Esperienza unica nella Casa Circondariale “Ugo Caridi”
Nel nostro percorso iniziatico dell’esistenza siamo tenuti a superare la sofferenza per poter accedere al paradiso. È questo il senso dell’esperienza di vita di tutti coloro che si trovano a vivere momenti di grande difficoltà. Il progetto “La letteratura rende liberi”, che ho avviato con la mia associazione culturale “Ophelia’s friends Cultural Projects” insieme all’avvocato e scrittore Felice Foresta, in collaborazione con il Centro Studi e Ricerche “Francesco Grisi”, con Presidente Pierfranco Bruni, prende avvio dalla Casa Circondariale “Ugo Caridi” di Catanzaro. Un luogo detentivo in cui la sofferenza cerca di essere mitigata attraverso un grande senso di umanità, grazie alla profonda sensibilità della Direttrice dott.ssa Patrizia Delfino e di tutto lo staff dirigenziale.
La cultura in carcere è una necessità. Uno strumento potente che può trasformare le vite dei detenuti offrendo loro le risorse necessarie per cambiare e reintegrarsi nella società. Investire nella cultura significa credere nel potenziale umano, anche in contesti di grande difficoltà, e lavorare per un futuro più giusto e inclusivo per tutti. La cultura rappresenta una risorsa essenziale per la riabilitazione e la reintegrazione dei detenuti, trasformando il carcere da un luogo di mera punizione a uno spazio di crescita personale e collettiva. In un contesto dove le opportunità di sviluppo sono spesso limitate, la cultura diventa un faro di speranza e un potente strumento di cambiamento.

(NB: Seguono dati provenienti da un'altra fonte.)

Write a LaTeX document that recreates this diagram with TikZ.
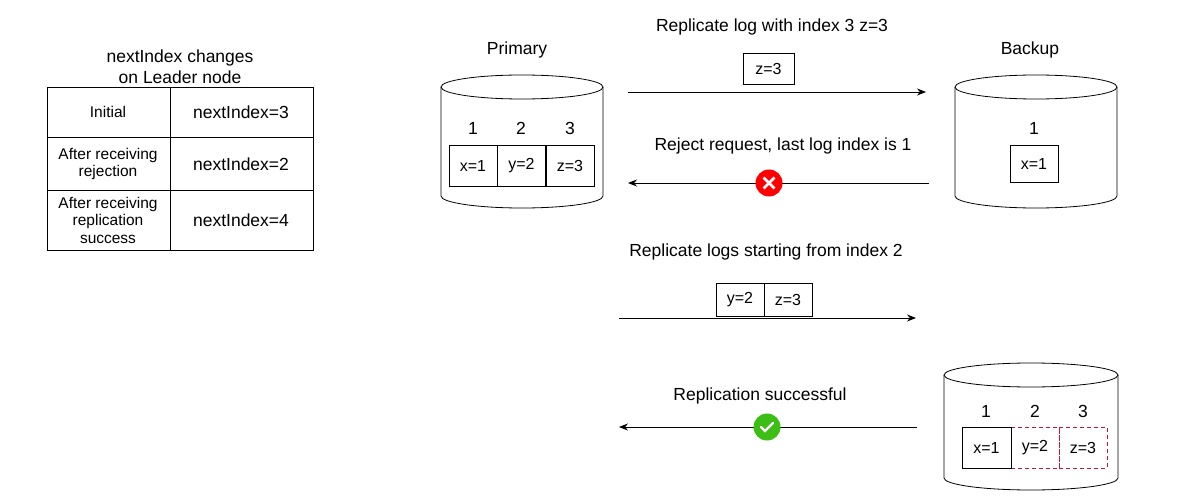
\documentclass[tikz,border=0pt]{standalone}
\usepackage{fontspec}
\setmainfont{Liberation Sans}
\usetikzlibrary{arrows.meta,calc}
\definecolor{dred}{RGB}{200,20,60}
\begin{document}
\begin{tikzpicture}[x=1pt,y=-1pt,
 big/.style={font=\fontsize{17.5}{21}\selectfont},
 cell/.style={font=\fontsize{16}{18}\selectfont},
 sm/.style={font=\fontsize{15.5}{17.5}\selectfont,align=center},
 bx/.style={draw,line width=0.8pt,minimum width=48pt,minimum height=40pt,cell,inner sep=0},
 dbx/.style={bx,draw=dred,dash pattern=on 4pt off 3pt},
 arr/.style={-{Stealth[length=9pt,width=7pt]},line width=0.8pt}]
\useasboundingbox (0,0) rectangle (1200,500);
\newcommand{\cyl}[5]{% left right ytop ybot ry
 \draw[line width=0.8pt] (#1,#3) -- (#1,#4) arc[start angle=180,end angle=0,x radius={(#2-#1)/2},y radius=#5] -- (#2,#3);
 \draw[line width=0.8pt] ({(#1+#2)/2},#3) ellipse[x radius={(#2-#1)/2},y radius=#5];}
% table
\node[big,align=center] (tt) at (180,67) {nextIndex changes\\on Leader node};
\draw[line width=0.8pt] (47,87) rectangle (313,250) (170,87)--(170,250) (47,137)--(313,137) (47,190)--(313,190);
\node[sm] (c1) at (108,112) {Initial};
\node[big] (d1) at (241,112) {nextIndex=3};
\node[sm] (c2) at (108,164) {After receiving\\rejection};
\node[big] (d2) at (241,164) {nextIndex=2};
\node[sm] (c3) at (108,220) {After receiving\\replication\\success};
\node[big] (d3) at (241,220) {nextIndex=4};
% primary
\cyl{441}{603}{87}{196}{12}
\node[big] (pl) at (517,50) {Primary};
\node[big] at (473,128) {1};\node[big] at (521,128) {2};\node[big] at (570,128) {3};
\node[bx,minimum height=41pt] (p1) at (473,165.5) {x=1};
\node[bx,minimum height=41pt] (p2) at (521.5,165.5) {y=2};
\node[bx,minimum height=41pt] (p3) at (570,165.5) {z=3};
% backup
\cyl{955}{1117}{87}{196}{12}
\node[big] (bl) at (1030,50) {Backup};
\node[big] at (1034,128) {1};
\node[bx,minimum height=37pt] (b1) at (1034,163.5) {x=1};
% backup 2
\cyl{944}{1118}{375}{478}{12}
\node[big] at (986,411) {1};\node[big] at (1035,411) {2};\node[big] at (1083,411) {3};
\node[dbx,minimum height=41pt] (q2) at (1035,447.5) {y=2};
\node[dbx,minimum height=41pt] (q3) at (1083,447.5) {z=3};
\node[bx,minimum height=41pt,minimum width=49pt] (q1) at (986.5,447.5) {x=1};
% messages
\node[big] (m1) at (772,27) {Replicate log with index 3 z=3};
\node[bx,minimum width=51pt,minimum height=31pt] (z) at (768.5,68.5) {z=3};
\coordinate (a1s) at (628,92); \coordinate (a1e) at (926,92);
\draw[arr] (a1s)--(a1e);
\node[big] (m2) at (783,146) {Reject request, last log index is 1};
\coordinate (a2s) at (929,183); \coordinate (a2e) at (628,183);
\draw[arr] (a2s)--(a2e);
\node[circle,fill=red,minimum size=27pt,inner sep=0] (x) at (769,183) {};
\draw[white,line width=2.6pt] ($(x)+(-5.5,-5.5)$)--($(x)+(5.5,5.5)$) ($(x)+(-5.5,5.5)$)--($(x)+(5.5,-5.5)$);
\node[big] (m3) at (766,252) {Replicate logs starting from index 2};
\node[bx,minimum height=33pt] (r1) at (740,299.5) {y=2};
\node[bx,minimum height=33pt] (r2) at (788,299.5) {z=3};
\coordinate (a3s) at (619,318); \coordinate (a3e) at (916,318);
\draw[arr] (a3s)--(a3e);
\node[big] (m4) at (760,396) {Replication successful};
\coordinate (a4s) at (917,427); \coordinate (a4e) at (619,427);
\draw[arr] (a4s)--(a4e);
\node[circle,fill={rgb,255:red,60;green,190;blue,20},minimum size=27pt,inner sep=0] (ok) at (767,427) {};
\draw[white,line width=2.2pt,line cap=round] ($(ok)+(-6,0)$)--($(ok)+(-2,4)$)--($(ok)+(6,-4)$);
\end{tikzpicture}
\end{document}
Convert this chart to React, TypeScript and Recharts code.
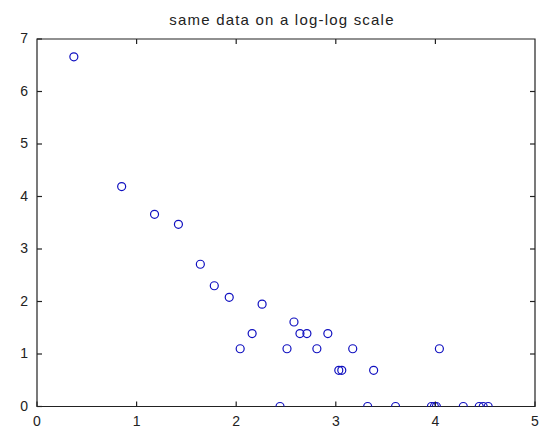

Varcare le porte del carcere e accedere a una dimensione diversa, è stato un evento straordinario. Un mondo che avevo solo immaginato basandomi su quanto letto nei libri, visto nei film e ascoltato dalle testimonianze. Trovarmi fisicamente all’interno di quel contesto mi ha permesso di confrontarmi con una realtà spesso fraintesa e lontana dalle rappresentazioni mediali. Un’esperienza che ha sfidato le mie aspettative, offrendomi una visione più autentica e profonda della vita carceraria.
Il mio giudizio iniziale, lontano dall’essere un “pre-giudizio”, era comunque falsamente influenzato da informazioni esterne. L’emozione che ho provato è stata inaspettata. Mi sono resa conto di quanto il mio pensiero fosse distante dalla realtà. Il mondo che ho trovato al di là di quelle sbarre è intriso di autentica umanità. L’umanità di persone che hanno oltrepassato il dolore, e che lo stanno ancora attraversando, non riuscendo più a indossare una maschera. Quella maschera che, al contrario, copre i volti della maggior parte di coloro che vivono nella cosiddetta realtà “libera”, alle volte ancora più coercitiva delle pareti di un carcere.
La scoperta più appagante è stata rendermi conto che questa autenticità poteva emergere, in quel contesto, grazie alla letteratura. La letteratura, infatti, ha permesso a me, allo staff dirigenziale e ai detenuti presenti all’incontro, di vivere un’ora in totale libertà. È singolare usare questo termine in un ambito simile, ma è realmente ciò che è avvenuto parlando di Eleonora Duse e Alessandro Manzoni, entrambi protagonisti di progetti culturali sostenuti dall’Associazione culturale “Ophelia’s Friends Cultural Projects”. In quel momento era come se le pareti del carcere fossero scomparse, trasportandoci in una dimensione senza confini né spaziali né temporali, dove esisteva solo la condivisione della bellezza, della magia e delle esperienze di vita di grandi artisti. Questo legame cosmico è stato percepito da tutti i presenti, creando un’emozione unica. Sono confidente del fatto che questa esperienza proseguirà nel tempo, grazie alla sensibilità e umanità della Direttrice e dello staff dirigenziale che credono fermamente nel valore della cultura.
Durante l’incontro sono stati messi in luce i valori fondamentali dell’esistenza portati avanti da Alessandro Manzoni e da Eleonora Duse. I detenuti hanno mostrato grande interesse e partecipazione, desiderosi di approfondire questi temi anche nei prossimi incontri. In apertura di incontro la Direttrice ha sottolineato l’importanza della cultura come strumento di elevazione intellettuale, fondamentale in ogni contesto ma ancor più in una realtà coercitiva come quella carceraria. La cultura, secondo la dott.ssa Delfino, può aiutare a distaccare i detenuti dalla loro realtà, proiettandoli verso un’illuminazione dovuta al sapere. Ha inoltre enfatizzato l’importanza di trattare personaggi come Alessandro Manzoni, che evidenziano valori quali la fede, la tradizione, il senso di identità e appartenenza, l’importanza della famiglia e dei sentimenti come l’amore.